>> START DATASET SECTION
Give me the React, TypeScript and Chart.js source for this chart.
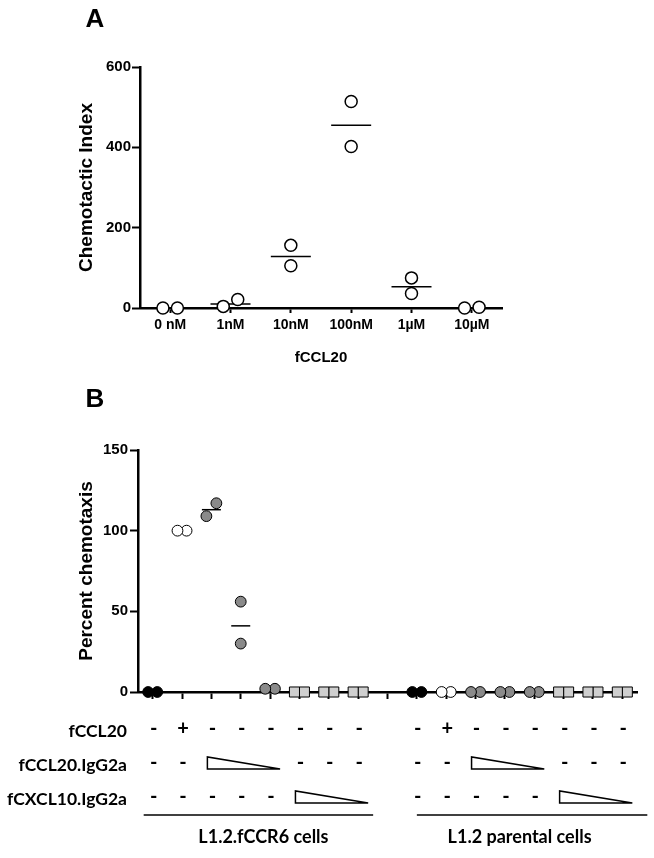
import React, { useEffect, useRef } from "react";
import { Chart, registerables } from "chart.js";

Chart.register(...registerables);

// ---------- Panel A data ----------
const doseLabels = ["0 nM", "1nM", "10nM", "100nM", "1µM", "10µM"];
const indexRep1 = [0, 4, 156, 514, 75, 0];
const indexRep2 = [0, 21, 105, 402, 36, 2];
const indexMean = [0, 10, 128, 455, 53, 0];
const doseJitter = [0.12, 0.12, 0, 0, 0, 0.12];
const indexTicks = [0, 200, 400, 600];

// ---------- Panel B data ----------
const markerKind = ["black", "white", "gray", "gray", "gray", "square", "square", "square", "",
  "black", "white", "gray", "gray", "gray", "square", "square", "square"];
const pctRep1 = [0, 100, 109, 56, 2, 0, 0, 0, null, 0, 0, 0, 0, 0, 0, 0, 0];
const pctRep2 = [0, 100, 117, 30, 2, 0, 0, 0, null, 0, 0, 0, 0, 0, 0, 0, 0];
const pctMean = [0, 100, 113, 41, 2, 0, 0, 0, null, 0, 0, 0, 0, 0, 0, 0, 0];
const pctJitter = [0.155, 0.155, 0.17, 0, 0.165, 0.17, 0.17, 0.17, 0,
  0.155, 0.155, 0.155, 0.155, 0.155, 0.17, 0.17, 0.17];
const pctTicks = [0, 50, 100, 150];

const rowLabels = ["fCCL20", "fCCL20.IgG2a", "fCXCL10.IgG2a"];
const rowCCL20 = ["-", "+", "-", "-", "-", "-", "-", "-", "", "-", "+", "-", "-", "-", "-", "-", "-"];
const rowCCL20Ig = ["-", "-", "tri", "tri", "tri", "-", "-", "-", "", "-", "-", "tri", "tri", "tri", "-", "-", "-"];
const rowCXCL10Ig = ["-", "-", "-", "-", "-", "tri", "tri", "tri", "", "-", "-", "-", "-", "-", "tri", "tri", "tri"];
const groupLabels = ["L1.2.fCCR6 cells", "L1.2 parental cells"];
const groupStart = [0, 9];
const groupEnd = [7, 16];

// ---------- styles ----------
const AXIS_FONT = "'Liberation Sans', Arial, Helvetica, sans-serif";
const TABLE_FONT = "Lato, 'Open Sans', sans-serif";
const kindFill: Record<string, string> = { black: "#000000", white: "#ffffff", gray: "#8a8a8a", square: "#cfcfcf" };
const underlinePadL = [9, 0];
const underlinePadR = [15, 25];
const groupLabelShift = [8, 0];

function letterPlugin(letter: string, x: number, y: number) {
  return {
    id: "letter" + letter,
    afterDraw(chart: any) {
      const ctx = chart.ctx;
      ctx.save();
      ctx.fillStyle = "#000";
      ctx.font = `bold 26px ${AXIS_FONT}`;
      ctx.textAlign = "center";
      ctx.textBaseline = "middle";
      ctx.fillText(letter, x, y);
      ctx.restore();
    },
  };
}

function axisCommon(tickLength: number, tickPad: number) {
  return {
    grid: { display: true, drawOnChartArea: false, drawTicks: true, tickLength, tickWidth: 2, color: "#000" },
    border: { display: true, width: 2.5, color: "#000" },
    ticks: { color: "#000", padding: tickPad, font: { family: AXIS_FONT, weight: "bold", size: 15 } },
  };
}

const tablePlugin = {
  id: "conditionTable",
  afterDraw(chart: any) {
    const ctx = chart.ctx;
    const xs = chart.scales.x;
    const px = (i: number) => xs.getPixelForValue(i);
    const rows = [rowCCL20, rowCCL20Ig, rowCXCL10Ig];
    const rowY = [359, 393, 427];
    ctx.save();
    ctx.fillStyle = "#000";
    ctx.strokeStyle = "#000";
    // row labels
    ctx.font = `bold 17.5px ${TABLE_FONT}`;
    ctx.textAlign = "right";
    ctx.textBaseline = "middle";
    rowLabels.forEach((t, r) => ctx.fillText(t, 127, rowY[r] + 2));
    // cells
    ctx.textAlign = "center";
    rows.forEach((row, r) => {
      const y = rowY[r];
      let i = 0;
      while (i < row.length) {
        const v = row[i];
        if (v === "tri") {
          let j = i;
          while (j + 1 < row.length && row[j + 1] === "tri") j++;
          const x0 = px(i) - 4;
          const x1 = px(j) + 10;
          ctx.beginPath();
          ctx.moveTo(x0, y - 6);
          ctx.lineTo(x0, y + 6);
          ctx.lineTo(x1, y + 6);
          ctx.closePath();
          ctx.fillStyle = "#fff";
          ctx.fill();
          ctx.lineWidth = 1.5;
          ctx.stroke();
          ctx.fillStyle = "#000";
          i = j + 1;
          continue;
        }
        if (v) {
          ctx.font = `bold 20px ${TABLE_FONT}`;
          ctx.fillText(v, px(i) + 1, y);
        }
        i++;
      }
    });
    // group underlines and labels
    ctx.lineWidth = 1.5;
    groupLabels.forEach((g, k) => {
      const a = px(groupStart[k]);
      const b = px(groupEnd[k]);
      ctx.beginPath();
      ctx.moveTo(a - underlinePadL[k], 445);
      ctx.lineTo(b + underlinePadR[k], 445);
      ctx.stroke();
      ctx.font = `bold 18px ${TABLE_FONT}`;
      ctx.fillText(g, (a + b) / 2 + groupLabelShift[k], 467);
    });
    ctx.restore();
  },
};

export default function App() {
  const refA = useRef<HTMLCanvasElement>(null);
  const refB = useRef<HTMLCanvasElement>(null);

  useEffect(() => {
    const baseA = axisCommon(5, 4);
    const baseAy = axisCommon(8, 1);
    const chartA = new Chart(refA.current as HTMLCanvasElement, {
      type: "scatter",
      data: {
        datasets: [
          {
            data: doseLabels.map((_, i) => ({ x: i - doseJitter[i], y: indexRep1[i] })),
            pointRadius: 6, pointBackgroundColor: "#fff", pointBorderColor: "#000", pointBorderWidth: 1.5, clip: false,
          },
          {
            data: doseLabels.map((_, i) => ({ x: i + doseJitter[i], y: indexRep2[i] })),
            pointRadius: 6, pointBackgroundColor: "#fff", pointBorderColor: "#000", pointBorderWidth: 1.5, clip: false,
          },
          {
            data: doseLabels.map((_, i) => ({ x: i, y: indexMean[i] })),
            pointStyle: "line", pointRadius: 20, pointBorderColor: "#000", pointBorderWidth: 1.5, clip: false,
          },
        ],
      } as any,
      options: {
        responsive: false,
        animation: false,
        devicePixelRatio: 1,
        events: [],
        plugins: { legend: { display: false }, tooltip: { enabled: false } },
        layout: { padding: { top: 67, left: 0, right: 152, bottom: 0 } },
        scales: {
          x: {
            type: "linear", min: -0.5, max: 5.5,
            afterBuildTicks: (s: any) => { s.ticks = doseLabels.map((_, i) => ({ value: i })); },
            afterFit: (s: any) => { s.height = 62; },
            ...baseA,
            ticks: { ...baseA.ticks, font: { family: AXIS_FONT, weight: "bold", size: 14 }, maxRotation: 0, autoSkip: false, callback: (v: any) => doseLabels[v] },
            title: { display: true, text: "fCCL20", color: "#000", font: { family: AXIS_FONT, weight: "bold", size: 15 }, padding: { top: 0, bottom: 3 } },
          },
          y: {
            type: "linear", min: 0, max: 600,
            afterBuildTicks: (s: any) => { s.ticks = indexTicks.map((v) => ({ value: v })); },
            afterFit: (s: any) => { s.width = 140; },
            ...baseAy,
            title: { display: true, text: "Chemotactic Index", color: "#000", font: { family: AXIS_FONT, weight: "bold", size: 19 }, padding: { top: 75, bottom: 0 } },
          },
        },
      } as any,
      plugins: [letterPlugin("A", 95, 20)],
    });

    const idx = markerKind.map((_, i) => i).filter((i) => pctRep1[i] !== null);
    const radiusOf = (i: number) => (markerKind[i] === "square" ? 7.1 : 5.4);
    const styleOf = (i: number) => (markerKind[i] === "square" ? "rect" : "circle");
    const fillOf = (i: number) => kindFill[markerKind[i]];
    const baseBx = axisCommon(7, 2);
    const baseBy = axisCommon(8, 2);
    const chartB = new Chart(refB.current as HTMLCanvasElement, {
      type: "scatter",
      data: {
        datasets: [
          {
            data: idx.map((i) => ({ x: i - pctJitter[i], y: pctRep1[i] })),
            pointStyle: idx.map(styleOf), pointRadius: idx.map(radiusOf),
            pointBackgroundColor: idx.map(fillOf), pointBorderColor: "#000", pointBorderWidth: 1, clip: false,
          },
          {
            data: idx.map((i) => ({ x: i + pctJitter[i], y: pctRep2[i] })),
            pointStyle: idx.map(styleOf), pointRadius: idx.map(radiusOf),
            pointBackgroundColor: idx.map(fillOf), pointBorderColor: "#000", pointBorderWidth: 1, clip: false,
          },
          {
            data: idx.map((i) => ({ x: i, y: pctMean[i] })),
            pointStyle: "line", pointRadius: 9.5, pointBorderColor: "#000", pointBorderWidth: 1.5, clip: false,
          },
        ],
      } as any,
      options: {
        responsive: false,
        animation: false,
        devicePixelRatio: 1,
        events: [],
        plugins: { legend: { display: false }, tooltip: { enabled: false } },
        layout: { padding: { top: 80, left: 0, right: 17, bottom: 0 } },
        scales: {
          x: {
            type: "linear", min: -0.5, max: 16.5,
            afterBuildTicks: (s: any) => { s.ticks = markerKind.map((_, i) => ({ value: i })); },
            afterFit: (s: any) => { s.height = 166; },
            ...baseBx,
            ticks: { ...baseBx.ticks, display: false },
          },
          y: {
            type: "linear", min: 0, max: 150,
            afterBuildTicks: (s: any) => { s.ticks = pctTicks.map((v) => ({ value: v })); },
            afterFit: (s: any) => { s.width = 138; },
            ...baseBy,
            title: { display: true, text: "Percent chemotaxis", color: "#000", font: { family: AXIS_FONT, weight: "bold", size: 19 }, padding: { top: 75, bottom: 0 } },
          },
        },
      } as any,
      plugins: [letterPlugin("B", 95, 30), tablePlugin],
    });

    return () => {
      chartA.destroy();
      chartB.destroy();
    };
  }, []);

  return (
    <div style={{ position: "absolute", left: 0, top: 0, width: 654, height: 858, background: "#fff" }}>
      <canvas ref={refA} width={654} height={370} style={{ position: "absolute", left: 0, top: 0, display: "block" }} />
      <canvas ref={refB} width={654} height={488} style={{ position: "absolute", left: 0, top: 370, display: "block" }} />
    </div>
  );
}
>> END DATASET SECTION
GIVEN TASK:
Locate all lines in the listing above with the word "React". Copy them.

RESPONSE:
Give me the React, TypeScript and Chart.js source for this chart.
import React, { useEffect, useRef } from "react";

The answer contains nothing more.